No, el talento que procura extender la posmodernidad ancla sus raíces en banalidades ideológicas y valores fútiles sin contenido social: artistas de modas pasajeras y comerciales, deportistas multimillonarios, empresarios de éxito, intelectuales de verbo grandilocuente y fatuo adheridos a las costuras y nimias prebendas de la notoriedad vacía o personajes estrafalarios de quita y pon. También eligiendo a dedo a cuadros intermedios reconvertidos en capataces de control con mando en plaza de colectivos de trabajadores o equipos profesionales muy dispares. No es necesario decir nombres, están en boca de todos, pero sí es preciso señalar que no es oro todo lo que reluce, antes al contrario, la mayor oferta son baratijas de ocasión o coyuntura interesada movidas por los mass media y los hilos del poder a su antojo y conveniencia.

El talento que crea valor desde la nada absoluta es una quimera, solo accesible a los dioses, esos seres divinos construidos por la mente humana para llenar agujeros negros existenciales y miedos ante la ignorancia y el absurdo de vivir flotando en la vida diaria sin comprender las relaciones invisibles que dan sustento al acontecer histórico, social y político.

Todo talento singular ha brotado y crecido dentro de contextos ambientales determinados, aprovechando del trabajo colectivo de innumerables aportaciones previas. En Napoleón, Aristóteles, Einstein, Marx, Saramago, Neruda y tantos otros cristalizó un talento personal gracias a muchos factores individuales, colectivos e históricos. Todos somos fruto de vaivenes y contingencias, la mayor parte imprevisibles o fortuitas.

El talento que nos quieren vender ahora mismo es un comodín instrumental de carácter ideológico para trazar divisiones ficticias entre la inteligencia creativa o especial y el mero trabajo rutinario, entre un arriba y abajo de índole natural, inamovible e insoslayable.
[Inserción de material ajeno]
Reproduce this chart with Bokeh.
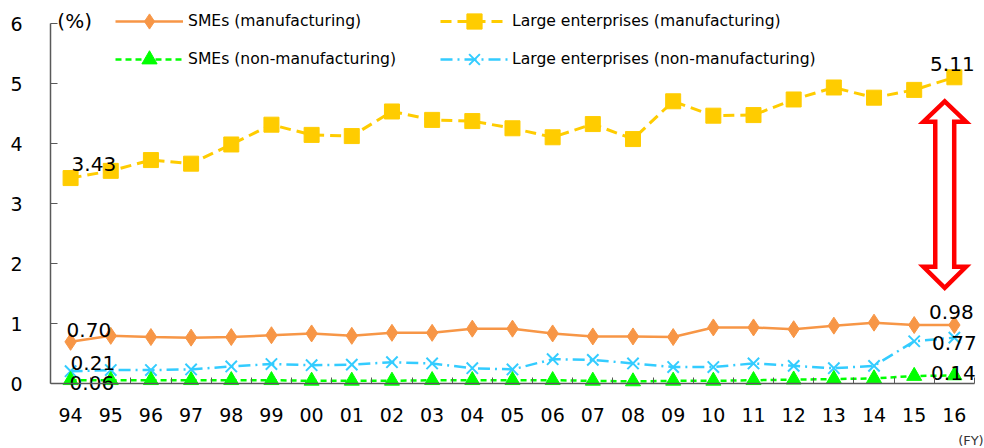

Todos tenemos habilidades propias para desarrollar alguna actividad profesional o arte o ciencia concretas. El valor supremo debe radicar en el trabajo bien hecho, a conciencia, por sí mismo. Rescatar el valor del trabajo de las fauces de la ideología capitalista es una premisa fundamental para edificar un mundo mejor. Dibujar fronteras excluyentes entre el talento y el resto de labores humanas no es más que crear una división interesada entre elites dirigentes por orden natural y la gran masa de consumidores pasivos de la realidad estructural.

Mediante el discriminador talento capitalista la autoestima a la baja inducida a los perdedores sirve de caldo de cultivo para una mejor explotación mental y laboral de la clase trabajadora. Asumir el rol de perdedor lleva a la resignación social y el pasotismo político.

En tiempos pasados, el talento fue la moneda más valiosa en Grecia, Roma, Cartago y Egipto. Dinero, nada más que dinero. El talento actual ha devenido hoy en dinero ideológico, una suerte de moneda fiduciaria o crédito mercenario para crear valores ficticios sin capacidad de uso inmediato. Tu talento tiene precio: aceptar el sistema capitalista sin rechistar.